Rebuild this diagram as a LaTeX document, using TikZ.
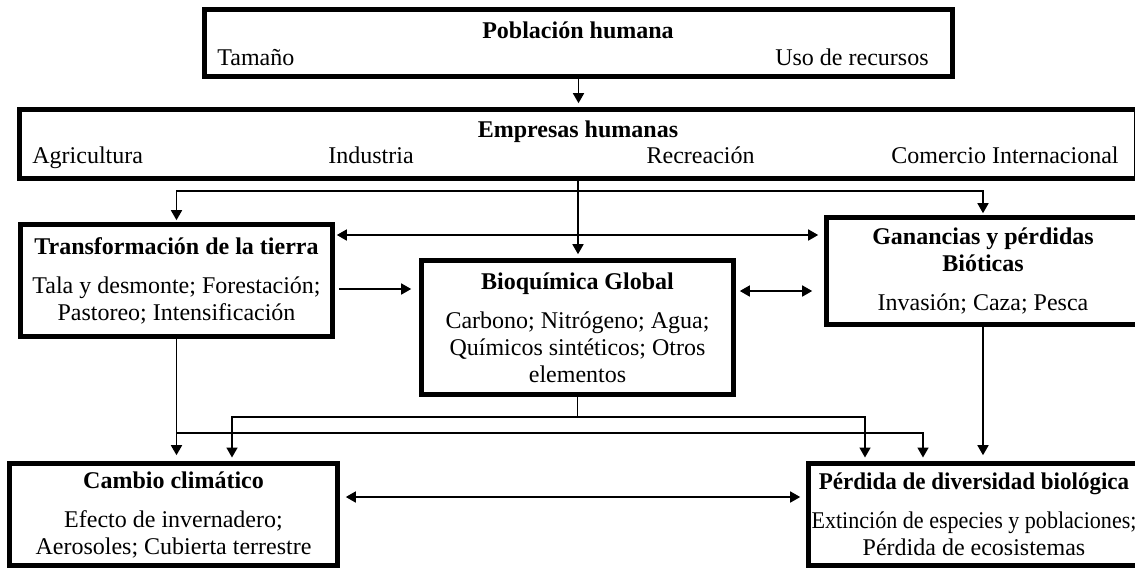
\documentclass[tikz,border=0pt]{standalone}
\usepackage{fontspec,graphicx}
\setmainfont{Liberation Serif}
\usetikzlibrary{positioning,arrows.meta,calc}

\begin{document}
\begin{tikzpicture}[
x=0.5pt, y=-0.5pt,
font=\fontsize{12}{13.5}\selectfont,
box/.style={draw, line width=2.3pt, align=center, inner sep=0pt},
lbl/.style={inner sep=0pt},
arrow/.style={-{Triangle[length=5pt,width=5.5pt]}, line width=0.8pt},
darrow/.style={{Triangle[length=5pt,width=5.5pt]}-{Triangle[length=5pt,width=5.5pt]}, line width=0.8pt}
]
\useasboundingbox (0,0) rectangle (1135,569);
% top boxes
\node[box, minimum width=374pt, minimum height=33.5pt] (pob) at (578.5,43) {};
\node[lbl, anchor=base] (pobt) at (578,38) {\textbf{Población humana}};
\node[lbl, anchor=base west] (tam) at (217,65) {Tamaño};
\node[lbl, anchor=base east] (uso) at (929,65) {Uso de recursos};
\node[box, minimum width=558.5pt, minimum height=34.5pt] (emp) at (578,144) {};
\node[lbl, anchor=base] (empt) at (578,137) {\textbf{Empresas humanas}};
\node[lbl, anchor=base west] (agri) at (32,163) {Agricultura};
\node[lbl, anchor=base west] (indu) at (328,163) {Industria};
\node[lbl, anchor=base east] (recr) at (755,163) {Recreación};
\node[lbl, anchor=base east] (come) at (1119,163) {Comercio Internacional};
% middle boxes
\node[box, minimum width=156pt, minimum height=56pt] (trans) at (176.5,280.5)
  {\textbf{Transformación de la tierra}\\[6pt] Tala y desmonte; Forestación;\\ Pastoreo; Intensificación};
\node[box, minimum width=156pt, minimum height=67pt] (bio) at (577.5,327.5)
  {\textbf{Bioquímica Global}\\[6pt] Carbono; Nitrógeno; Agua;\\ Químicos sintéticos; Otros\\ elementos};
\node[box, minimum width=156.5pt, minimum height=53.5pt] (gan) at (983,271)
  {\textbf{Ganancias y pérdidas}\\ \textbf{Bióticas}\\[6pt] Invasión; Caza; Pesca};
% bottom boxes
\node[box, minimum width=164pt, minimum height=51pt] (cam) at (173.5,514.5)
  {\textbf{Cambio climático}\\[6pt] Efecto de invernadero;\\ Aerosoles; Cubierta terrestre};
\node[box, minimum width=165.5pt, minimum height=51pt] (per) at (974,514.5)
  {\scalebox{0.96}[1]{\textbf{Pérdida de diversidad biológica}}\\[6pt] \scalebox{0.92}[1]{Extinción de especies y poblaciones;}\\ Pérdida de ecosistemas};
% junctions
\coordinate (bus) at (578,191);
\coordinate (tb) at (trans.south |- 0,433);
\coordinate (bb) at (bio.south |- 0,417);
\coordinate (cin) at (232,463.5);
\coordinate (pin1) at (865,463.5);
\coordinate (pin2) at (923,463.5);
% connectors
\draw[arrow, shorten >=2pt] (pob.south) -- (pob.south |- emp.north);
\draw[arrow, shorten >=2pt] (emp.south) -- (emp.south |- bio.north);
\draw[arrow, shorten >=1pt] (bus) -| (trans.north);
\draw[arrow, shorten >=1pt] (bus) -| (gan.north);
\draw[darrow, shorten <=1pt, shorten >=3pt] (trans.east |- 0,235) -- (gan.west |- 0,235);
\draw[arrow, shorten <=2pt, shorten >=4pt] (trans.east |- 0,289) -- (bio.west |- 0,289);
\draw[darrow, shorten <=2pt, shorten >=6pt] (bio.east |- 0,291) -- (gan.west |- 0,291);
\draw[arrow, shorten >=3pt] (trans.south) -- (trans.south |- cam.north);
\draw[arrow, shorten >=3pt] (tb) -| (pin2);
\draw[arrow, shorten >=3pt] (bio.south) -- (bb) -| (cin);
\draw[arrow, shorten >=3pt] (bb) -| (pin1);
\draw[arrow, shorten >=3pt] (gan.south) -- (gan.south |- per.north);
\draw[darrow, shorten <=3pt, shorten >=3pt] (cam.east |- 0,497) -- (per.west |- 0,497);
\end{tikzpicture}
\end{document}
= = = = =
Short task:
Working from the material above, transcribe it exactly while omitting pictures.

Reply to the exercise:
Rebuild this diagram as a LaTeX document, using TikZ.
\documentclass[tikz,border=0pt]{standalone}
\usepackage{fontspec,graphicx}
\setmainfont{Liberation Serif}
\usetikzlibrary{positioning,arrows.meta,calc}

\begin{document}
\begin{tikzpicture}[
x=0.5pt, y=-0.5pt,
font=\fontsize{12}{13.5}\selectfont,
box/.style={draw, line width=2.3pt, align=center, inner sep=0pt},
lbl/.style={inner sep=0pt},
arrow/.style={-{Triangle[length=5pt,width=5.5pt]}, line width=0.8pt},
darrow/.style={{Triangle[length=5pt,width=5.5pt]}-{Triangle[length=5pt,width=5.5pt]}, line width=0.8pt}
]
\useasboundingbox (0,0) rectangle (1135,569);
% top boxes
\node[box, minimum width=374pt, minimum height=33.5pt] (pob) at (578.5,43) {};
\node[lbl, anchor=base] (pobt) at (578,38) {\textbf{Población humana}};
\node[lbl, anchor=base west] (tam) at (217,65) {Tamaño};
\node[lbl, anchor=base east] (uso) at (929,65) {Uso de recursos};
\node[box, minimum width=558.5pt, minimum height=34.5pt] (emp) at (578,144) {};
\node[lbl, anchor=base] (empt) at (578,137) {\textbf{Empresas humanas}};
\node[lbl, anchor=base west] (agri) at (32,163) {Agricultura};
\node[lbl, anchor=base west] (indu) at (328,163) {Industria};
\node[lbl, anchor=base east] (recr) at (755,163) {Recreación};
\node[lbl, anchor=base east] (come) at (1119,163) {Comercio Internacional};
% middle boxes
\node[box, minimum width=156pt, minimum height=56pt] (trans) at (176.5,280.5)
  {\textbf{Transformación de la tierra}\\[6pt] Tala y desmonte; Forestación;\\ Pastoreo; Intensificación};
\node[box, minimum width=156pt, minimum height=67pt] (bio) at (577.5,327.5)
  {\textbf{Bioquímica Global}\\[6pt] Carbono; Nitrógeno; Agua;\\ Químicos sintéticos; Otros\\ elementos};
\node[box, minimum width=156.5pt, minimum height=53.5pt] (gan) at (983,271)
  {\textbf{Ganancias y pérdidas}\\ \textbf{Bióticas}\\[6pt] Invasión; Caza; Pesca};
% bottom boxes
\node[box, minimum width=164pt, minimum height=51pt] (cam) at (173.5,514.5)
  {\textbf{Cambio climático}\\[6pt] Efecto de invernadero;\\ Aerosoles; Cubierta terrestre};
\node[box, minimum width=165.5pt, minimum height=51pt] (per) at (974,514.5)
  {\scalebox{0.96}[1]{\textbf{Pérdida de diversidad biológica}}\\[6pt] \scalebox{0.92}[1]{Extinción de especies y poblaciones;}\\ Pérdida de ecosistemas};
% junctions
\coordinate (bus) at (578,191);
\coordinate (tb) at (trans.south |- 0,433);
\coordinate (bb) at (bio.south |- 0,417);
\coordinate (cin) at (232,463.5);
\coordinate (pin1) at (865,463.5);
\coordinate (pin2) at (923,463.5);
% connectors
\draw[arrow, shorten >=2pt] (pob.south) -- (pob.south |- emp.north);
\draw[arrow, shorten >=2pt] (emp.south) -- (emp.south |- bio.north);
\draw[arrow, shorten >=1pt] (bus) -| (trans.north);
\draw[arrow, shorten >=1pt] (bus) -| (gan.north);
\draw[darrow, shorten <=1pt, shorten >=3pt] (trans.east |- 0,235) -- (gan.west |- 0,235);
\draw[arrow, shorten <=2pt, shorten >=4pt] (trans.east |- 0,289) -- (bio.west |- 0,289);
\draw[darrow, shorten <=2pt, shorten >=6pt] (bio.east |- 0,291) -- (gan.west |- 0,291);
\draw[arrow, shorten >=3pt] (trans.south) -- (trans.south |- cam.north);
\draw[arrow, shorten >=3pt] (tb) -| (pin2);
\draw[arrow, shorten >=3pt] (bio.south) -- (bb) -| (cin);
\draw[arrow, shorten >=3pt] (bb) -| (pin1);
\draw[arrow, shorten >=3pt] (gan.south) -- (gan.south |- per.north);
\draw[darrow, shorten <=3pt, shorten >=3pt] (cam.east |- 0,497) -- (per.west |- 0,497);
\end{tikzpicture}
\end{document}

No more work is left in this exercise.